→ **SOURCE EXCERPT**:
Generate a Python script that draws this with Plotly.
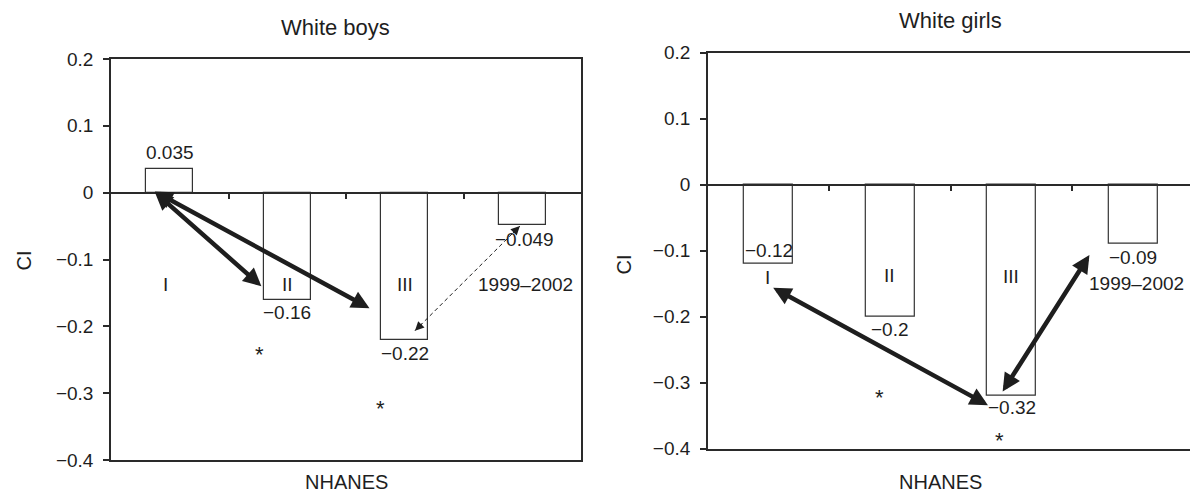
import plotly.graph_objects as go

# ---------------- data ----------------
categories = ["I", "II", "III", "1999–2002"]
boys_ci = [0.035, -0.16, -0.22, -0.049]
girls_ci = [-0.12, -0.2, -0.32, -0.09]
boys_value_text = ["0.035", "−0.16", "−0.22", "−0.049"]
girls_value_text = ["−0.12", "−0.2", "−0.32", "−0.09"]
y_tick_vals = [0.2, 0.1, 0.0, -0.1, -0.2, -0.3, -0.4]
y_tick_text = ["0.2", "0.1", "0", "−0.1", "−0.2", "−0.3", "−0.4"]
panel_titles = ["White boys", "White girls"]

# significance marks (x in category units, y in CI units)
boys_stars = [(0.76, -0.233), (1.79, -0.314)]
girls_stars = [(0.91, -0.314), (1.90, -0.379)]

# comparison arrows ((x0, y0), (x1, y1))
boys_arrows = [((-0.14, 0.003), (0.78, -0.140)), ((-0.14, 0.003), (1.70, -0.173))]
boys_dashed = ((2.087, -0.2065), (2.98, -0.050))
girls_arrows = [((0.025, -0.155), (1.805, -0.334)), ((1.918, -0.3155), (2.64, -0.1066))]

# ---------------- style ----------------
FONT = "Liberation Sans, Arial, Helvetica, sans-serif"
INK = "#1e1e1e"
AX = "#2a2a2a"

xpos = list(range(len(categories)))

# layout geometry (paper fractions)
L_XDOM = [111 / 1190, 581 / 1190]
L_YDOM = [1 - 460 / 494, 1 - 59 / 494]
R_XDOM = [707.9 / 1190, 1.0]
R_YDOM = [1 - 448.7 / 494, 1 - 52.7 / 494]
YR = [-0.4, 0.2]
L_XR = [-0.5, 3.5]
R_XR = [-0.5, -0.5 + (1190 - 707.9) / 121.5]


def zero_pos(dom):
    return dom[0] + (0 - YR[0]) / (YR[1] - YR[0]) * (dom[1] - dom[0])


fig = go.Figure()
for vals, xa, ya in [(boys_ci, "x", "y"), (girls_ci, "x2", "y2")]:
    fig.add_trace(go.Bar(
        x=xpos, y=vals, width=0.4, xaxis=xa, yaxis=ya,
        marker=dict(color="white", line=dict(color="#333333", width=1.2)),
        showlegend=False, hoverinfo="skip"))

# dummy traces so the zero-line axes exist
fig.add_trace(go.Scatter(x=[None], y=[None], xaxis="x3", yaxis="y", showlegend=False, hoverinfo="skip"))
fig.add_trace(go.Scatter(x=[None], y=[None], xaxis="x4", yaxis="y2", showlegend=False, hoverinfo="skip"))

# dashed arrow line (boys)
(dx0, dy0), (dx1, dy1) = boys_dashed
fig.add_trace(go.Scatter(x=[dx0, dx1], y=[dy0, dy1], mode="lines", xaxis="x", yaxis="y",
                         line=dict(color=INK, width=1, dash="4px,3px"),
                         showlegend=False, hoverinfo="skip"))

base_x = dict(showline=True, linecolor=AX, linewidth=1.5, ticks="", showticklabels=False,
              showgrid=False, zeroline=False, fixedrange=True, automargin=False)
base_y = dict(range=YR, tickvals=y_tick_vals, ticktext=y_tick_text, ticks="outside", ticklen=6,
              tickwidth=1.5, tickcolor=AX, showline=True, linecolor=AX, linewidth=1.5,
              showgrid=False, zeroline=False, tickfont=dict(size=19, color=INK, family=FONT),
              ticklabelstandoff=6, automargin=False, fixedrange=True)
zero_x = dict(showline=True, linecolor=AX, linewidth=1.5, ticks="outside", ticklen=6, tickwidth=1.5,
              tickcolor=AX, tickvals=[0.5, 1.5, 2.5], showticklabels=False, showgrid=False,
              zeroline=False, anchor="free", automargin=False, fixedrange=True)

fig.update_layout(
    width=1190, height=494,
    margin=dict(l=0, r=0, t=0, b=0, pad=0),
    paper_bgcolor="white", plot_bgcolor="white",
    font=dict(family=FONT, color=INK, size=18),
    bargap=0,
    xaxis=dict(domain=L_XDOM, anchor="y", range=L_XR, mirror=True, **base_x),
    yaxis=dict(domain=L_YDOM, anchor="x", mirror=True, **base_y),
    xaxis2=dict(domain=R_XDOM, anchor="y2", range=R_XR, mirror=True, **base_x),
    yaxis2=dict(domain=R_YDOM, anchor="x2", mirror=False, **base_y),
    xaxis3=dict(overlaying="x", range=L_XR, position=zero_pos(L_YDOM), **zero_x),
    xaxis4=dict(overlaying="x2", range=R_XR, position=zero_pos(R_YDOM), **zero_x),
)

ann = []


def txt(x, y, s, xr, yr, yshift=0, xshift=0, size=19):
    return dict(x=x, y=y, xref=xr, yref=yr, text=s, showarrow=False, xanchor="center",
                yanchor="middle", yshift=yshift, xshift=xshift,
                font=dict(size=size, color=INK, family=FONT))


# value labels
boys_shift = [17, -13, -14, -14]
girls_shift = [13, -13, -12, -13]
for i, v in enumerate(boys_ci):
    ann.append(txt(xpos[i], v, boys_value_text[i], "x", "y", yshift=boys_shift[i],
                   xshift=2 if i == 3 else 0))
for i, v in enumerate(girls_ci):
    ann.append(txt(xpos[i], v, girls_value_text[i], "x2", "y2", yshift=girls_shift[i]))

# category labels
boys_cat_y = [-0.138, -0.138, -0.138, -0.137]
girls_cat_y = [-0.140, -0.138, -0.139, -0.149]
for i, c in enumerate(categories):
    ann.append(txt(xpos[i], boys_cat_y[i], c, "x", "y", xshift=3 if i == 3 else -4 if i == 0 else 0))
    ann.append(txt(xpos[i], girls_cat_y[i], c, "x2", "y2", xshift=3 if i == 3 else -1))

# asterisks
for sx, sy in boys_stars:
    ann.append(txt(sx, sy, "*", "x", "y", yshift=-6, size=22))
for sx, sy in girls_stars:
    ann.append(txt(sx, sy, "*", "x2", "y2", yshift=-6, size=22))


def arrow(p0, p1, xr, yr, width=4.5, size=0.8, heads="end+start"):
    return dict(x=p1[0], y=p1[1], ax=p0[0], ay=p0[1], xref=xr, yref=yr, axref=xr, ayref=yr,
                text="", showarrow=True, arrowhead=2, startarrowhead=2, arrowside=heads,
                arrowsize=size, startarrowsize=size, arrowwidth=width, arrowcolor=INK,
                standoff=0, startstandoff=0)


for p0, p1 in boys_arrows:
    ann.append(arrow(p0, p1, "x", "y"))
for p0, p1 in girls_arrows:
    ann.append(arrow(p0, p1, "x2", "y2"))

# heads of dashed arrow
for tip, other in [(boys_dashed[1], boys_dashed[0]), (boys_dashed[0], boys_dashed[1])]:
    f = 0.08
    back = (tip[0] + (other[0] - tip[0]) * f, tip[1] + (other[1] - tip[1]) * f)
    ann.append(arrow(back, tip, "x", "y", width=1, size=1.8, heads="end"))

# panel titles, axis titles
ann.append(dict(x=335 / 1190, y=1 - 27.3 / 494, xref="paper", yref="paper", text=panel_titles[0],
                showarrow=False, xanchor="center", yanchor="middle", font=dict(size=22, color=INK, family=FONT)))
ann.append(dict(x=950.7 / 1190, y=1 - 20.7 / 494, xref="paper", yref="paper", text=panel_titles[1],
                showarrow=False, xanchor="center", yanchor="middle", font=dict(size=22, color=INK, family=FONT)))
for xx, yy in [(23 / 1190, 1 - 260.5 / 494), (624.4 / 1190, 1 - 264 / 494)]:
    ann.append(dict(x=xx, y=yy, xref="paper", yref="paper", text="CI", textangle=-90, showarrow=False,
                    xanchor="center", yanchor="middle", font=dict(size=20, color=INK, family=FONT)))
for xx in [346 / 1190, 940 / 1190]:
    ann.append(dict(x=xx, y=0, xref="paper", yref="paper", text="NHANES", showarrow=False,
                    xanchor="center", yanchor="bottom", borderpad=0,
                    font=dict(size=20, color=INK, family=FONT)))

fig.update_layout(annotations=ann)
fig.write_html(
    "out.html",
    config={"displayModeBar": False},
    post_script="document.body.style.margin='0';document.body.style.padding='0';"
                "document.documentElement.style.overflow='hidden';",
)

→ **JOB**:
Please repeat exactly the data above from its first line to the line that contains "import plotly.graph_objects as go", inclusive, and leave every picture out.

→ **ANSWER TO THE TASK**:
Generate a Python script that draws this with Plotly.
import plotly.graph_objects as go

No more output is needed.